At the Mesquite City Council meeting Aug. 23 Councilman Kraig Hafen challenged Teamsters Local #14 Vice President/Director of Operations Grant Davis to hold public hearings in an ongoing contract dispute. Davis at first accepted the offer and then walked it back saying “I’ll speak with the [union] Secretary/Treasurer and get his opinion. You send me a formal request to do that.”

City Attorney Bob Sweetin did just that the next day sending a letter to Larry Griffith, Secretary-Treasurer of the Teamsters Aug. 24. Sweetin said “Mr. Davis expressed his agreement with the City Council that both sides would benefit from future negotiations being held in a public forum. Mr. Davis then stated that, although he did not have the authority to make that decision, a formal request could be made to you.

“This letter serves as that formal request invited by Grant Davis to hold negotiations publicly. Based on the concerns expressed in Grant’s editorial published in the Mesquite Local News on Aug. 23, 2016, and his own agreement that holding negotiations publicly would be a good idea, it seems to be a win-win proposition.

“We look forward to your response, to getting the hard-working employees of the City of Mesquite the pay increases they deserve, and to bringing an expeditious close to this matter.”

Adam Levine, attorney for the Teamsters, responded to Sweetin’s letter on Aug. 31 saying “After reviewing the matter, Teamsters Local 14 must politely decline any offers to hold discussions related to any grievance(s) in a public forum. Labor policy is founded upon the principle ‘of encouraging private resolution of contractual labor disputes.’

“In my experience, attempting to hold grievance discussions, or even contract negotiations, in a public setting discourages candid discourse as one party or the other may be tempted to engage in grandstanding or otherwise pander to the audience. Where, as here, elected officials are involved, those concerns are magnified.”

Levine referenced spreadsheets that were included in the letter to the city containing calculations that show the amounts of raises the union says city employees are owed under a July 2013 collective bargaining agreement that includes a ‘me too’ clause. He suggested the city finance department “check the math.”

Those spreadsheets have not been made available to the Mesquite Local News yet.

Levine concluded his letter saying “We expect these raises to be processed and implemented as soon as reasonably possible. If you identify a bona fide calculation dispute, please be prepared to present us with your alternative calculations when we meet on September 14, 2016. If we do not have an agreement on the calculations by the conclusion of that meeting, we will invoke the Arbitrator’s reserved jurisdiction to have him determine the numbers.”

Levine was referring to a federal arbitrator who issued an order Aug. 10 after union contract talks broke down and both sides went into arbitration. The order said that “supervisors and non-supervisors be compensated an equitable and fair amount of additional pay equal to the amount of money received by police officers and firefighters between July 1, 2013 and June 30, 2016.”

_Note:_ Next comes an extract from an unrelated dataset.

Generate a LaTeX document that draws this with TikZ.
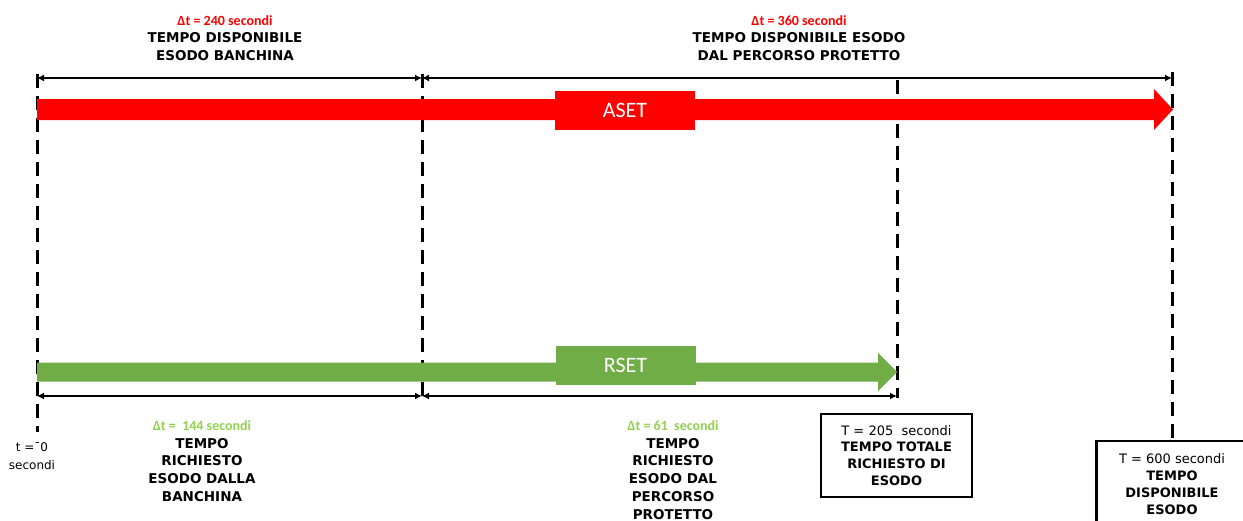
\documentclass[tikz,border=0pt]{standalone}
\usepackage{fontspec}
\setmainfont{DejaVu Sans}
\newfontfamily\calibfont{Carlito}
\usetikzlibrary{arrows.meta,positioning,calc}
\definecolor{asetred}  {HTML}{FF0000}
\definecolor{rsetgreen}{HTML}{70AD47}
\definecolor{dtgreen}  {HTML}{92D050}
\tikzset{
  timemark/.style={draw=black,line width=3pt,dash pattern=on 14pt off 8pt},
  dimline/.style={draw=black,line width=2pt,{Latex[length=7pt,width=7pt]}-{Latex[length=7pt,width=7pt]}},
  lbl/.style={align=center,inner sep=0pt,font=\fontsize{13.5}{17.7}\selectfont\bfseries},
  endbox/.style={draw=black,line width=2.5pt,align=center,inner sep=0pt,minimum width=151pt,minimum height=83pt,font=\fontsize{13}{16.8}\selectfont},
  tagbox/.style={minimum width=140pt,minimum height=39pt,inner sep=0pt,text=white,font=\calibfont\fontsize{22}{24}\selectfont}
}
\newcommand{\dtred}[1]{{\color{asetred}\calibfont\fontsize{14}{17.7}\selectfont #1}}
\newcommand{\dtgrn}[1]{{\color{dtgreen}\calibfont\fontsize{14}{17.7}\selectfont #1}}

\begin{document}
\begin{tikzpicture}[x=1pt,y=-1pt]
    \useasboundingbox (0,0) rectangle (1243,520);
    \clip (0,0) rectangle (1243,520);

    % time marks
    \coordinate (m0a) at (37,74);   \coordinate (m0b) at (37,432);
    \coordinate (m1a) at (422,74);  \coordinate (m1b) at (422,400);
    \coordinate (m2a) at (897,80);  \coordinate (m2b) at (897,398);
    \coordinate (m3a) at (1172,72); \coordinate (m3b) at (1172,441);
    \draw[timemark] (m0a) -- (m0b);
    \draw[timemark] (m1a) -- (m1b);
    \draw[timemark] (m2a) -- (m2b);
    \draw[timemark] (m3a) -- (m3b);

    % ASET band
    \fill[asetred] (37,99) -- (1154,99) -- (1154,89) -- (1173,109.5) -- (1154,130) -- (1154,120) -- (37,120) -- cycle;
    \node[tagbox,fill=asetred] (aset) at (625,110.5) {ASET};

    % RSET band
    \fill[rsetgreen] (37,362.5) -- (878,362.5) -- (878,353) -- (897,372) -- (878,391) -- (878,381.5) -- (37,381.5) -- cycle;
    \node[tagbox,fill=rsetgreen] (rset) at (625.5,365.5) {RSET};

    % dimension lines
    \coordinate (a0) at (37,78);  \coordinate (a1) at (422,78);  \coordinate (a2) at (1172,78);
    \coordinate (r0) at (37,396); \coordinate (r1) at (422,396); \coordinate (r2) at (897,396);
    \draw[dimline] (a0) -- (a1);
    \draw[dimline] (a1) -- (a2);
    \draw[dimline] (r0) -- (r1);
    \draw[dimline] (r1) -- (r2);

    % labels
    \node[lbl] (avail1) at (225,38) {\dtred{Δt = 240 secondi}\\TEMPO DISPONIBILE\\ESODO BANCHINA};
    \node[lbl] (avail2) at (799,38) {\dtred{Δt = 360 secondi}\\TEMPO DISPONIBILE ESODO\\DAL PERCORSO PROTETTO};
    \node[lbl] (req1) at (202,461) {\dtgrn{Δt =\ \ 144 secondi}\\TEMPO\\RICHIESTO\\ESODO DALLA\\BANCHINA};
    \node[lbl] (req2) at (673,470) {\dtgrn{Δt = 61\ \ secondi}\\TEMPO\\RICHIESTO\\ESODO DAL\\PERCORSO\\PROTETTO};
    \node[align=center,inner sep=0pt,font=\fontsize{12}{18}\selectfont] (tzero) at (32,456) {t =ˉ0\\secondi};

    % end boxes
    \node[endbox] (tot) at (896.5,455.5) {T = 205\ \ secondi\\\textbf{TEMPO TOTALE}\\\textbf{RICHIESTO DI}\\\textbf{ESODO}};
    \node[endbox,minimum height=86pt] (disp) at (1172,484) {T = 600 secondi\\\textbf{TEMPO}\\\textbf{DISPONIBILE}\\\textbf{ESODO}};
\end{tikzpicture}
\end{document}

The arbitrator’s order also said that “The assistance of accountants and other financial experts is encouraged if it is determined that this task is too difficult to implement without their assistance” in deciding exact amounts due each employee.

Negotiations between the union and city over the ‘me too’ contract clause began in March 2015 after police and firefighters received pay raises under separate agreements. Teamsters #14 officials argued those raises kicked in a provision that requires the city to award pay raises to rank-and-file city employees also.

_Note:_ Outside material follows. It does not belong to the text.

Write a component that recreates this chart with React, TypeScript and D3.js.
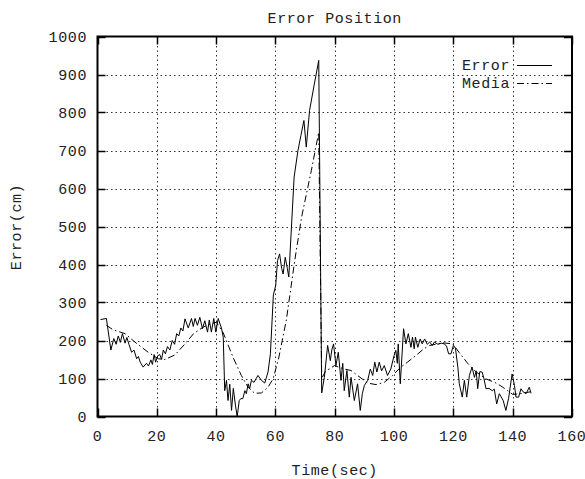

Sweetin announced at the Aug. 23 council meeting that the city had made an offer to the union on Apr. 22, the Friday before arbitration was set to begin. An email obtained by the MLN between he and Davis appears to confirm both sides had reached an agreement. “Just spoke to Fred [Horvath] and I am glad to hear that it sounds like we may have been able to come to an agreement and avoid the arbitration,” Davis said in the email

“Mr. Horvath didn’t have authorization to make a deal,” Davis said at the council meeting. “He had authority to have conversations.”

“Your union made an offer and we made an agreement with Fred,” Sweetin said Aug. 23. “It was a 5 percent pay increase for all employees effective July 2016. All employees would have an opportunity to gain any lost pay increase. Every employee would receive a retro paycheck for 18 months based on a 5 percent pay increase. The current CBA would be extended an additional two years. Employees topped out would receive an additional 3 percent pay increase. That’s the deal Fred made with us. You sent me an email later that day that said ‘sounds like we have an agreement.’”

“We took it back and our membership said no,” Davis said. He conceded that the particular offer had probably not gone to the full membership but that a committee had decided on it. “But I don’t know that for a fact,” he said adding that he didn’t have all his notes with him.